--- Start of Material provided ---

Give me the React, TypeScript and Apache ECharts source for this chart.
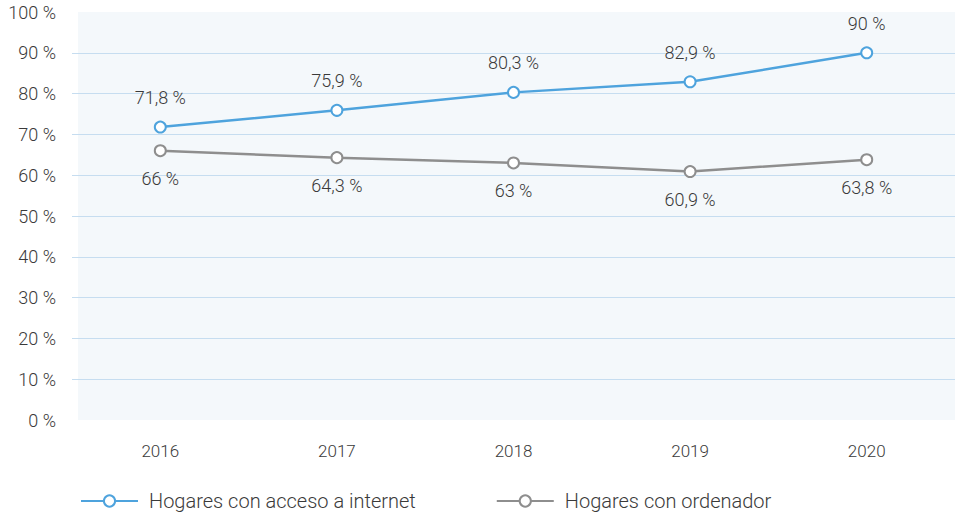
import React, { useEffect, useRef } from "react";
import * as echarts from "echarts";

const years = ["2016", "2017", "2018", "2019", "2020"];
const internet = [71.8, 75.9, 80.3, 82.9, 90];
const ordenador = [66, 64.3, 63, 60.9, 63.8];
const seriesNames = ["Hogares con acceso a internet", "Hogares con ordenador"];

const FONT = "Roboto";
const TXT = "#3a3a3a";
const GRID = "#c6ddf0";
const fmt = (v: number) => String(v).replace(".", ",") + " %";

export default function App() {
  const ref = useRef<HTMLDivElement>(null);
  useEffect(() => {
    const chart = echarts.init(ref.current!, null, { renderer: "svg" });
    chart.setOption({
      animation: false,
      textStyle: { fontFamily: FONT },
      graphic: [
        {
          type: "rect",
          z: -10,
          shape: { x: 78, y: 12, width: 877, height: 408 },
          style: { fill: "#f4f8fb" },
          silent: true,
        },
      ],
      grid: { left: 72, top: 12, width: 887, height: 408 },
      xAxis: {
        type: "category",
        data: years,
        boundaryGap: true,
        axisLine: { show: false },
        axisTick: { show: false },
        axisLabel: { color: TXT, fontSize: 17, fontWeight: 300, margin: 22, fontFamily: FONT },
      },
      yAxis: {
        type: "value",
        min: 0,
        max: 100,
        interval: 10,
        axisLine: { show: false },
        axisTick: { show: false },
        axisLabel: {
          color: TXT,
          fontSize: 18,
          fontWeight: 300,
          margin: 16,
          fontFamily: FONT,
          formatter: (v: number) => v + " %",
        },
        splitLine: {
          lineStyle: {
            color: ["transparent", GRID, GRID, GRID, GRID, GRID, GRID, GRID, GRID, GRID, "transparent"],
            width: 1,
          },
        },
      },
      legend: {
        top: 490,
        left: 80,
        padding: 0,
        itemWidth: 57,
        itemHeight: 14,
        itemGap: 80,
        textStyle: {
          color: TXT,
          fontSize: 20,
          lineHeight: 22,
          fontWeight: 300,
          fontFamily: FONT,
          padding: [0, 0, 0, 6],
        },
        data: seriesNames,
      },
      series: [
        {
          name: seriesNames[0],
          type: "line",
          data: internet,
          symbol: "emptyCircle",
          symbolSize: 11,
          lineStyle: { color: "#4ea3dd", width: 2.5 },
          itemStyle: { color: "#4ea3dd", borderWidth: 3, borderColor: "#4ea3dd" },
          label: {
            show: true,
            position: "top",
            distance: 14,
            color: TXT,
            fontSize: 18,
            fontWeight: 300,
            fontFamily: FONT,
            formatter: (p: any) => fmt(p.value),
          },
        },
        {
          name: seriesNames[1],
          type: "line",
          data: ordenador,
          symbol: "emptyCircle",
          symbolSize: 11,
          lineStyle: { color: "#8e8e8e", width: 2.5 },
          itemStyle: { color: "#8e8e8e", borderWidth: 3, borderColor: "#8e8e8e" },
          label: {
            show: true,
            position: "bottom",
            distance: 12,
            color: TXT,
            fontSize: 18,
            fontWeight: 300,
            fontFamily: FONT,
            formatter: (p: any) => fmt(p.value),
          },
        },
      ],
    });
    return () => chart.dispose();
  }, []);
  return <div ref={ref} style={{ width: 955, height: 513, position: "absolute", left: 0, top: 0 }} />;
}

--- End of Material provided ---

Prompt> Each line of the data is to be duplicated exactly; pictures stay out of the copy.

Complete answer>
Give me the React, TypeScript and Apache ECharts source for this chart.
import React, { useEffect, useRef } from "react";
import * as echarts from "echarts";

const years = ["2016", "2017", "2018", "2019", "2020"];
const internet = [71.8, 75.9, 80.3, 82.9, 90];
const ordenador = [66, 64.3, 63, 60.9, 63.8];
const seriesNames = ["Hogares con acceso a internet", "Hogares con ordenador"];

const FONT = "Roboto";
const TXT = "#3a3a3a";
const GRID = "#c6ddf0";
const fmt = (v: number) => String(v).replace(".", ",") + " %";

export default function App() {
  const ref = useRef<HTMLDivElement>(null);
  useEffect(() => {
    const chart = echarts.init(ref.current!, null, { renderer: "svg" });
    chart.setOption({
      animation: false,
      textStyle: { fontFamily: FONT },
      graphic: [
        {
          type: "rect",
          z: -10,
          shape: { x: 78, y: 12, width: 877, height: 408 },
          style: { fill: "#f4f8fb" },
          silent: true,
        },
      ],
      grid: { left: 72, top: 12, width: 887, height: 408 },
      xAxis: {
        type: "category",
        data: years,
        boundaryGap: true,
        axisLine: { show: false },
        axisTick: { show: false },
        axisLabel: { color: TXT, fontSize: 17, fontWeight: 300, margin: 22, fontFamily: FONT },
      },
      yAxis: {
        type: "value",
        min: 0,
        max: 100,
        interval: 10,
        axisLine: { show: false },
        axisTick: { show: false },
        axisLabel: {
          color: TXT,
          fontSize: 18,
          fontWeight: 300,
          margin: 16,
          fontFamily: FONT,
          formatter: (v: number) => v + " %",
        },
        splitLine: {
          lineStyle: {
            color: ["transparent", GRID, GRID, GRID, GRID, GRID, GRID, GRID, GRID, GRID, "transparent"],
            width: 1,
          },
        },
      },
      legend: {
        top: 490,
        left: 80,
        padding: 0,
        itemWidth: 57,
        itemHeight: 14,
        itemGap: 80,
        textStyle: {
          color: TXT,
          fontSize: 20,
          lineHeight: 22,
          fontWeight: 300,
          fontFamily: FONT,
          padding: [0, 0, 0, 6],
        },
        data: seriesNames,
      },
      series: [
        {
          name: seriesNames[0],
          type: "line",
          data: internet,
          symbol: "emptyCircle",
          symbolSize: 11,
          lineStyle: { color: "#4ea3dd", width: 2.5 },
          itemStyle: { color: "#4ea3dd", borderWidth: 3, borderColor: "#4ea3dd" },
          label: {
            show: true,
            position: "top",
            distance: 14,
            color: TXT,
            fontSize: 18,
            fontWeight: 300,
            fontFamily: FONT,
            formatter: (p: any) => fmt(p.value),
          },
        },
        {
          name: seriesNames[1],
          type: "line",
          data: ordenador,
          symbol: "emptyCircle",
          symbolSize: 11,
          lineStyle: { color: "#8e8e8e", width: 2.5 },
          itemStyle: { color: "#8e8e8e", borderWidth: 3, borderColor: "#8e8e8e" },
          label: {
            show: true,
            position: "bottom",
            distance: 12,
            color: TXT,
            fontSize: 18,
            fontWeight: 300,
            fontFamily: FONT,
            formatter: (p: any) => fmt(p.value),
          },
        },
      ],
    });
    return () => chart.dispose();
  }, []);
  return <div ref={ref} style={{ width: 955, height: 513, position: "absolute", left: 0, top: 0 }} />;
}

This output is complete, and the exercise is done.